[Stored items from a collection]
▬▬▬

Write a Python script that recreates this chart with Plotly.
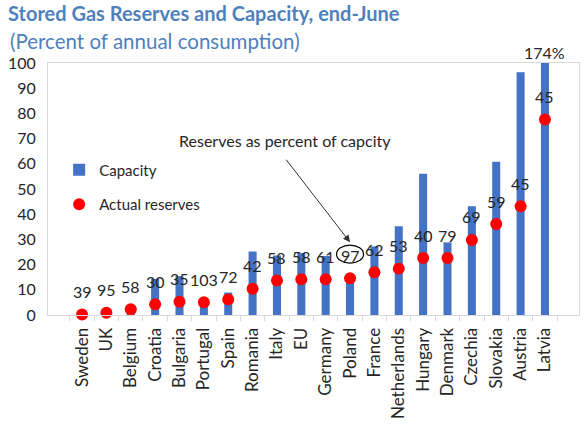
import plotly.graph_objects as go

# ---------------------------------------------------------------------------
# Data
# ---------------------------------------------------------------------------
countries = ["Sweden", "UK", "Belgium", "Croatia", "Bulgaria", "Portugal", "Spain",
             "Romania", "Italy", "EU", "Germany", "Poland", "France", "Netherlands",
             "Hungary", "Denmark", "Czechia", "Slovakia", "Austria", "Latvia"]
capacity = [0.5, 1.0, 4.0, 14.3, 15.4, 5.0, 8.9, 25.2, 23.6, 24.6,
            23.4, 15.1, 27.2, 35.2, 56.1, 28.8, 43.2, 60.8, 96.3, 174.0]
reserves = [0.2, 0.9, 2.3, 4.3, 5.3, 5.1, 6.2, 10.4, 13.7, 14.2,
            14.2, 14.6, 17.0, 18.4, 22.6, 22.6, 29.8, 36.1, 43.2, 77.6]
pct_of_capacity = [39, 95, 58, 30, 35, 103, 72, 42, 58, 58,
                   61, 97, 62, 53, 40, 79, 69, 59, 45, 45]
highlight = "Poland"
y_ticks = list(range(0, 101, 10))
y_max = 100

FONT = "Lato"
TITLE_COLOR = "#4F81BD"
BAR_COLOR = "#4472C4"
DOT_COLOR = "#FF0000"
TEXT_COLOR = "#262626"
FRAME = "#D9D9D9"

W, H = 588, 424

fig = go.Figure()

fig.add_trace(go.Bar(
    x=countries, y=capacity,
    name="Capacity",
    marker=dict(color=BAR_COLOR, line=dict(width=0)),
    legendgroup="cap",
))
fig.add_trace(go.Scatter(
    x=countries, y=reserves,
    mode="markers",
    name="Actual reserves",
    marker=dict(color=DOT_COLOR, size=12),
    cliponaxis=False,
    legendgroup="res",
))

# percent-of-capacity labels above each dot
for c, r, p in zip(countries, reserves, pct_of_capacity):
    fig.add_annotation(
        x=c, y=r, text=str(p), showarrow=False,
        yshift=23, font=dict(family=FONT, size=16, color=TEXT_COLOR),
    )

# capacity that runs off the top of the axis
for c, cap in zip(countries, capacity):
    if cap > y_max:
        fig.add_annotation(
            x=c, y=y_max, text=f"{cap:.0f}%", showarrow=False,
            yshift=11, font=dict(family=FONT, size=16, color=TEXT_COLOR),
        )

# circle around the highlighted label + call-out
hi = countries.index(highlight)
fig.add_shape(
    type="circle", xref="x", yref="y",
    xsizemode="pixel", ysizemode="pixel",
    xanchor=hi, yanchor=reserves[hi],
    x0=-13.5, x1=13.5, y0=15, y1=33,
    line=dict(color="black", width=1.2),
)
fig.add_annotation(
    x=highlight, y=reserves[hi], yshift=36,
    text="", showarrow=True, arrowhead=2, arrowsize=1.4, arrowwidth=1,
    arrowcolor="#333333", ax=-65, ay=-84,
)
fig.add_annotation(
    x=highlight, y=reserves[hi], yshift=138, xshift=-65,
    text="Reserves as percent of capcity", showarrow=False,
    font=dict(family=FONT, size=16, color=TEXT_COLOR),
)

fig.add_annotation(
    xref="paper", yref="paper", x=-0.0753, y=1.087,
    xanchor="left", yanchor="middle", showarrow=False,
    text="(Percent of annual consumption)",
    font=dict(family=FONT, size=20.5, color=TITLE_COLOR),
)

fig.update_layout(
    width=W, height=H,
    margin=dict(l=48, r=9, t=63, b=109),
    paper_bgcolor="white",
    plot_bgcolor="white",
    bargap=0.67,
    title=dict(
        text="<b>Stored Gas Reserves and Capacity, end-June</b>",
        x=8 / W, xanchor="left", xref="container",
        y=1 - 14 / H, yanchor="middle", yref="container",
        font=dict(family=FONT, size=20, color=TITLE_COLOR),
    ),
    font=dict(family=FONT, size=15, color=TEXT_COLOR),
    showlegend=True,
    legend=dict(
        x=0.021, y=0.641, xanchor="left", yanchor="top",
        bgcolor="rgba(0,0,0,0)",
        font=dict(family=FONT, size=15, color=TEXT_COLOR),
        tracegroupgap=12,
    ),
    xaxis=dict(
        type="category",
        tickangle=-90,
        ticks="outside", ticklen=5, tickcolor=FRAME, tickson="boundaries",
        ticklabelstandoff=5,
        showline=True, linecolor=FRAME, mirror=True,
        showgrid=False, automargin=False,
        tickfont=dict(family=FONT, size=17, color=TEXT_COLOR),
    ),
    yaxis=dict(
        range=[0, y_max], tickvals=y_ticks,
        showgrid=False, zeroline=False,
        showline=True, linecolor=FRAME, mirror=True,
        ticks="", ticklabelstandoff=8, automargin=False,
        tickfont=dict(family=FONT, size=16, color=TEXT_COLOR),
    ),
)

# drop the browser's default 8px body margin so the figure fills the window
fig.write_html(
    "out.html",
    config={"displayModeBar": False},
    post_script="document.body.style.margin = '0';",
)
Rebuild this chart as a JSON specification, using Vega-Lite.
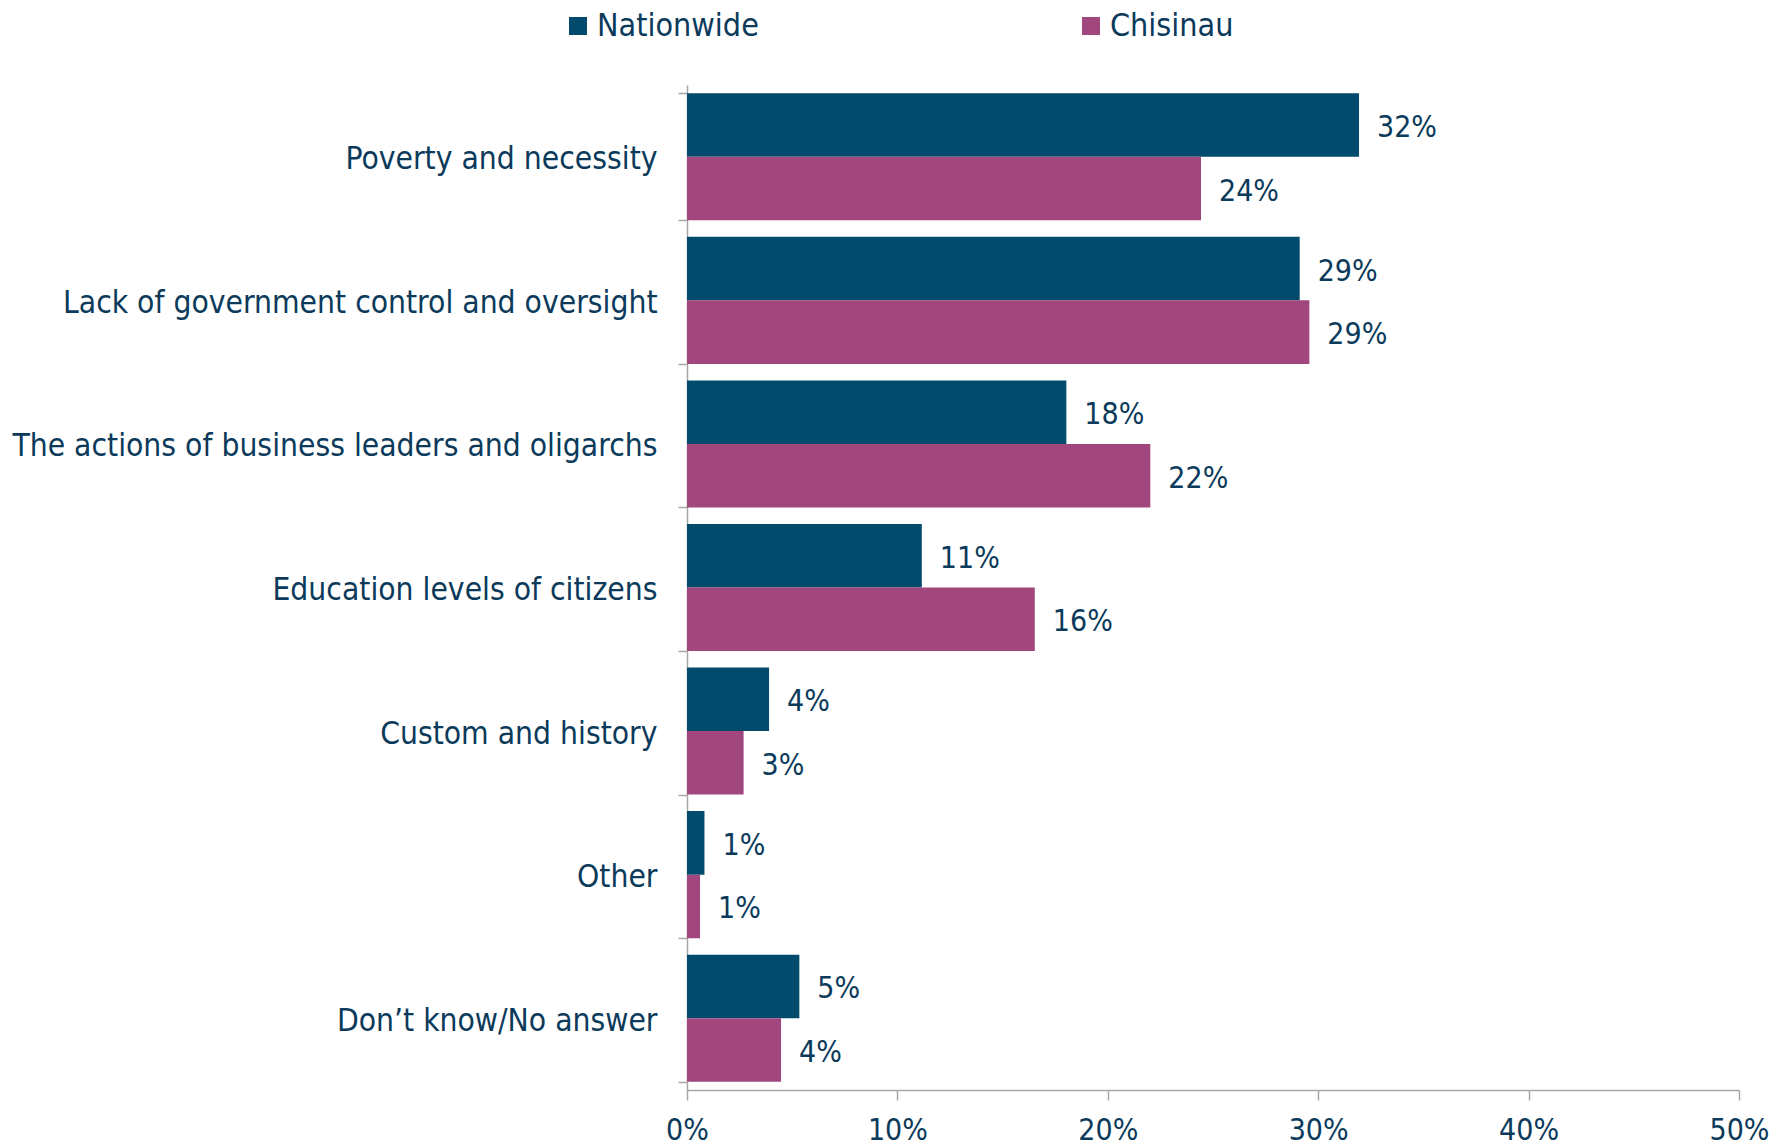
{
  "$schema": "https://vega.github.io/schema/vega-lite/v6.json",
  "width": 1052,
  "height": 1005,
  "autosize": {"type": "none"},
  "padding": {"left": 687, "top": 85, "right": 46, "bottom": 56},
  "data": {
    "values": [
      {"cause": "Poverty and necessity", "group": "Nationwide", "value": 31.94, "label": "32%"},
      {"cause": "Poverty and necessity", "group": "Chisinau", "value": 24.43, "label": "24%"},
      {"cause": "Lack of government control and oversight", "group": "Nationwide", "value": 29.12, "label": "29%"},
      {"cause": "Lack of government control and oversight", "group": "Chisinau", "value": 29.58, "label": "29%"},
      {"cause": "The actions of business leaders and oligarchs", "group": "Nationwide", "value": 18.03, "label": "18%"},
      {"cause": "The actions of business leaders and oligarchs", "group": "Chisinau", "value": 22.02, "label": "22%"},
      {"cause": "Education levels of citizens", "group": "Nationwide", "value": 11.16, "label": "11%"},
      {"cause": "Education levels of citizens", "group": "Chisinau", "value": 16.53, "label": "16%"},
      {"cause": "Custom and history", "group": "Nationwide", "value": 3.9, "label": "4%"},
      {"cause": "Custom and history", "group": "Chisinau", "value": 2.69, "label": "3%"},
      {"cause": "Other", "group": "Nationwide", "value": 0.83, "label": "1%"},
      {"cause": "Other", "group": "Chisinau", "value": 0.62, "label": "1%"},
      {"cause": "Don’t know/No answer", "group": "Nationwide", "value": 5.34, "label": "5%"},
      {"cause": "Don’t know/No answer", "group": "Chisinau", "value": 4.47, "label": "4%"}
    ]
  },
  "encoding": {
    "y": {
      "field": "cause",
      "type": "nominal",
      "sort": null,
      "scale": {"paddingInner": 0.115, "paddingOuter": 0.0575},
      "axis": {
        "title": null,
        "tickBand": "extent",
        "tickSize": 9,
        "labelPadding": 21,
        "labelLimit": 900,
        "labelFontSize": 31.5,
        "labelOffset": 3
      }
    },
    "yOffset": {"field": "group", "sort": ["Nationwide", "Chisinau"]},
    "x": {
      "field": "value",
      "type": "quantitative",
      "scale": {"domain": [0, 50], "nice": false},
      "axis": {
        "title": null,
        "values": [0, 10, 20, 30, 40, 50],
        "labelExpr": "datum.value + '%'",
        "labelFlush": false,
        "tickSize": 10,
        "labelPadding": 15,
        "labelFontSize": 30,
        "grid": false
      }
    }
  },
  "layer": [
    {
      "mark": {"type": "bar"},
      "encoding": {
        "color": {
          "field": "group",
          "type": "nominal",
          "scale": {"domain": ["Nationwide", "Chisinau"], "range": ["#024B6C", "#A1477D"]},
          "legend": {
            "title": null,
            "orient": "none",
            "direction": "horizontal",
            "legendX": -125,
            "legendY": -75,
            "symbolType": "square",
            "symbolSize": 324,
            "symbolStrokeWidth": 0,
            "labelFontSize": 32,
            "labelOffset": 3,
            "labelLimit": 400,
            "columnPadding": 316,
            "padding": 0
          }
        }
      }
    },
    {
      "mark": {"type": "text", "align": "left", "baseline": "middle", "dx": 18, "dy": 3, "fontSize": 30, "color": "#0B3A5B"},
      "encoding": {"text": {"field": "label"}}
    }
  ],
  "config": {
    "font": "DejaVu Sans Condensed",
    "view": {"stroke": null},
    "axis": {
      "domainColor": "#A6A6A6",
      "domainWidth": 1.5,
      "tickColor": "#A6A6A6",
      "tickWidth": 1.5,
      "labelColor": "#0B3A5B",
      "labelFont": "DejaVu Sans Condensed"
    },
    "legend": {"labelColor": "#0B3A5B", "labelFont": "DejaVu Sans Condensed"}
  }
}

▬▬▬

Stated goal:
Leave out the pictures and repeat exactly the lines from the start of the material through the line that contains "fig = go.Figure()", both included.

Answer to this problem:
Write a Python script that recreates this chart with Plotly.
import plotly.graph_objects as go

# ---------------------------------------------------------------------------
# Data
# ---------------------------------------------------------------------------
countries = ["Sweden", "UK", "Belgium", "Croatia", "Bulgaria", "Portugal", "Spain",
             "Romania", "Italy", "EU", "Germany", "Poland", "France", "Netherlands",
             "Hungary", "Denmark", "Czechia", "Slovakia", "Austria", "Latvia"]
capacity = [0.5, 1.0, 4.0, 14.3, 15.4, 5.0, 8.9, 25.2, 23.6, 24.6,
            23.4, 15.1, 27.2, 35.2, 56.1, 28.8, 43.2, 60.8, 96.3, 174.0]
reserves = [0.2, 0.9, 2.3, 4.3, 5.3, 5.1, 6.2, 10.4, 13.7, 14.2,
            14.2, 14.6, 17.0, 18.4, 22.6, 22.6, 29.8, 36.1, 43.2, 77.6]
pct_of_capacity = [39, 95, 58, 30, 35, 103, 72, 42, 58, 58,
                   61, 97, 62, 53, 40, 79, 69, 59, 45, 45]
highlight = "Poland"
y_ticks = list(range(0, 101, 10))
y_max = 100

FONT = "Lato"
TITLE_COLOR = "#4F81BD"
BAR_COLOR = "#4472C4"
DOT_COLOR = "#FF0000"
TEXT_COLOR = "#262626"
FRAME = "#D9D9D9"

W, H = 588, 424

fig = go.Figure()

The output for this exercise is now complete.